Эмилия Чегринцева находится в плену «имажинизма». Она, по-видимому, убеждена, что поэзия рождается исключительно из образов, и поэтому не хочет сочинить ни строки, где предметы или чувства были бы названы и определены прямо.
Поэтесса, как и прочие смертные, идет, например, утром умываться. Но разве язык богов совместим с такой низменной прозой? Поэтесса считает нужным сказать, что у нее
…вода змеиным оборотомСмоет с плеч тугие крылья снов.На улице стоит густой туман. Прохожих не видно. Поэтесса сообщает, что
…жевал туманОтяжелевших пешеходов.Правильность или нелепость всякой метафоры проверяется лучше всего возможностью ее развития. Если туман может что-то жевать, то, очевидно, у него должны быть зубы! А если согласиться, что у тумана зубов нет, то, почему, собственно говоря, не сказать, что туман не жевал, а скрывал пешеходов? Неужели потребность к красивости у нас так сильна, что необходимыми кажутся словесные побрякушки вроде таких «образов»? Неужели вера во внутреннюю энергию стиха и в его ритм у поэта так слаба, что никаких надежд с ними он не связывает? Поэзия начинается с того момента, когда становится необъяснимым, почему это поэзия. Приглашение полюбоваться внешними общедоступными красотами рано или поздно встречает ответный отказ, ибо нельзя же этой забавой долго обольщаться, нельзя же выдавать камень за хлеб. Кое-где у Чегринцевой заметно остроумие, находчивость, фантазия. Кое-где – например, в «Вальсе» – чувствуется лиризм. Но, вероятно, способности ее развернутся полностью не в этой области, которую она сейчас облюбовала.

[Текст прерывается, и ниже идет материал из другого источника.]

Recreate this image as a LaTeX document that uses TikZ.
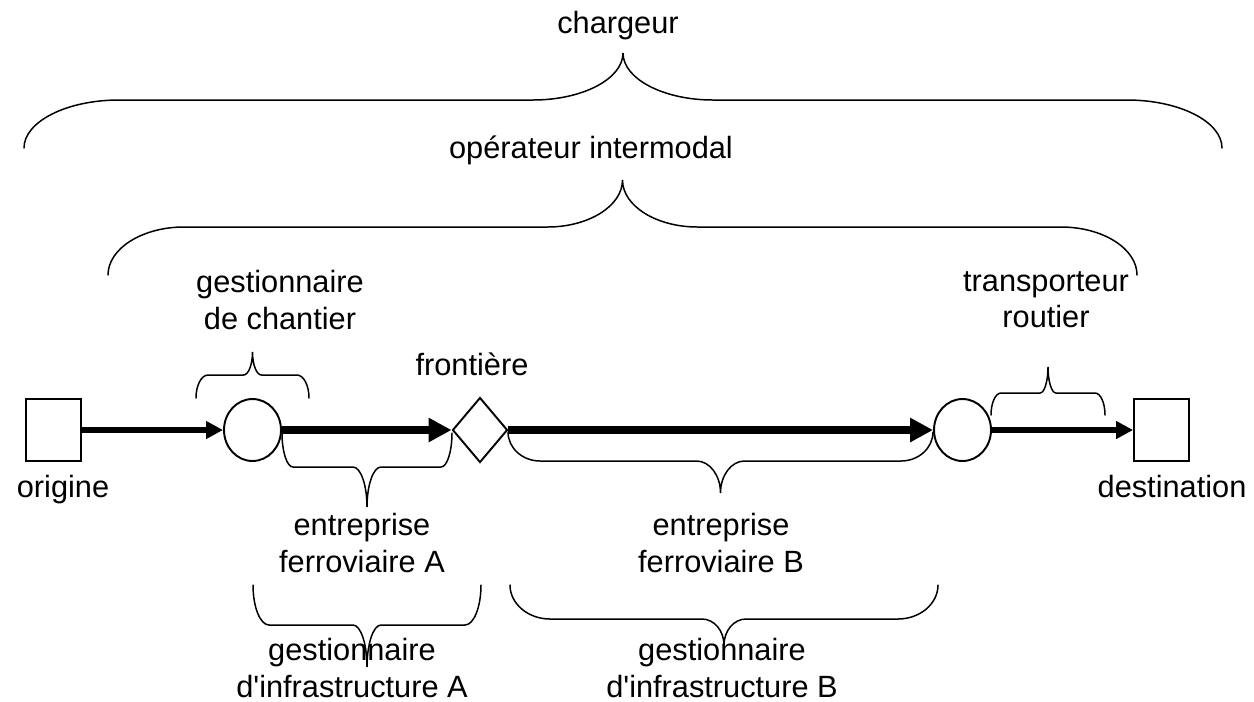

Почти то же самое можно сказать о Михаиле Горлине («Путешествия»). В его сборнике есть какая-то шаловливость, напускная рассеянность, стилизованный скептицизм. Он, как говорится, «владеет словом». Но не владеет стихом – и не знает, в чем секрет такой власти. Эмилия Чегринцева в этом отношении все-таки увереннее его, – а если их обоих что-либо по существу и роднит, то главным образом склонность к сказочности и нарядности, окрашивающей в детски-розовые тона даже печальные любовные признания.